I was a kid during the SNES/Megadrive era, and I didn't beat most of my games. That's fine. Since there were no saves for platformers, you would play from the start each time, and get better.
Sometimes you would get further than you usually go, so you would discover new content, and it was harder, the thrill was really nice.
Then when you finally beat a game, the feeling of accomplishment was really awesome. Something to brag with your friends during recess. Because most games weren't meant to be finished by the average player, finishing one really meant something.
When faced with a challenge, you want to figure out as much as you reasonably can, and then learn what you were missing.
Struggling at the same problem for several sessons, or god forbid years, sounds like misery to me. I'd rather use that time productively learning, rather than struggling for the sake of it, because I refuse to learn from others.
1. Old games had to be hard because if they weren't, they would be too short. People would finish them straight away and exclaim "wait... that's it?".
2. The point of playing games isn't always to "win" or "lose". Sometimes the point is just to have an experience. To roleplay, to see a story unfold, etc.. Then a ruthless difficulty can get in the way of that experience. Or it might not - but the point is that difficulty and achievement aren't always the biggest points. At least not to me.

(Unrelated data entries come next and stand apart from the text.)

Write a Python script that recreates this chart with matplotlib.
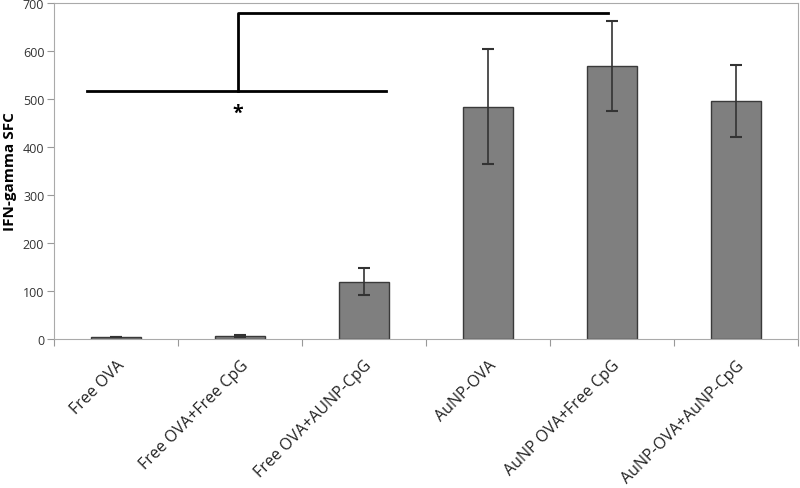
import matplotlib
matplotlib.use("Agg")
import matplotlib.pyplot as plt
import numpy as np

# values
groups = ["Free OVA", "Free OVA+Free CpG", "Free OVA+AUNP-CpG",
          "AuNP-OVA", "AuNP OVA+Free CpG", "AuNP-OVA+AuNP-CpG"]
sfc = [3, 6, 119, 484, 568, 496]
sfc_err = [0, 3, 28, 120, 94, 75]

plt.rcParams['font.family'] = ['Open Sans', 'DejaVu Sans']

fig = plt.figure(figsize=(8, 4.89), dpi=100)
ax = fig.add_axes([0.0675, 0.305, 0.93, 0.687])

x = np.arange(len(groups))
ax.bar(x, sfc, width=0.4, color='#7f7f7f', edgecolor='#3a3a3a', linewidth=1.0,
       yerr=sfc_err, error_kw=dict(ecolor='#333333', elinewidth=1.2, capsize=4, capthick=1.5))

ax.set_xlim(-0.5, 5.5)
ax.set_ylim(0, 700)
ax.set_yticks(range(0, 701, 100))
ax.set_xticks(np.arange(-0.5, 5.6, 1.0))
ax.set_xticklabels([])
ax.set_xticks(x, minor=True)
ax.set_xticklabels(groups, minor=True, rotation=45, ha='right', rotation_mode='anchor',
                   fontsize=11.5, color='#222222')
ax.tick_params(axis='x', which='minor', length=0, pad=13)
ax.tick_params(axis='x', which='major', length=5, color='#999999', direction='out')
ax.tick_params(axis='y', length=5, color='#999999', labelsize=9, pad=2, labelcolor='#333333')
for s in ax.spines.values():
    s.set_color('#aaaaaa')
ax.set_ylabel('IFN-gamma SFC', fontsize=11, fontweight='bold')
ax.yaxis.set_label_coords(-0.05, 0.5)

# significance brackets
ax.plot([-0.23, 2.18], [517, 517], color='black', lw=2)
ax.plot([0.98, 0.98, 3.97], [517, 680, 680], color='black', lw=2)
ax.text(0.98, 470, '*', ha='center', va='center', fontsize=14, fontweight='bold')

fig.savefig('out.png', dpi=100)
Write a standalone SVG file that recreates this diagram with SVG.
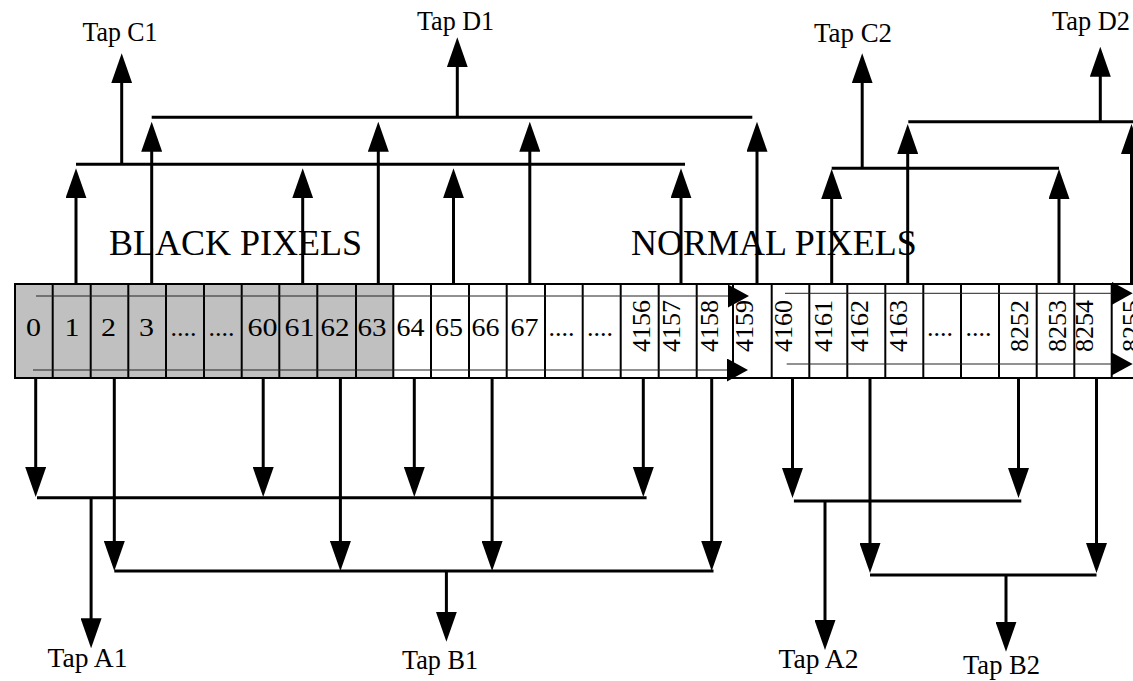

3. A lot of hard games are hard in a lame or lazy way. Or just in a "fake" way[1]. Games should be hard in a way that forces you to be more cunning, agile, faster and smarter. Not just blindly double the HP of all enemies, or make progress depend on an obscure secret which can not be guessed from the game, forcing you to buy some gaming magazine in order to progress further in the game.
If games were seen as something to be played and explored rather than beaten, perhaps people would approach them differently and get a lot more out of them, even if they'd already completed a playthrough.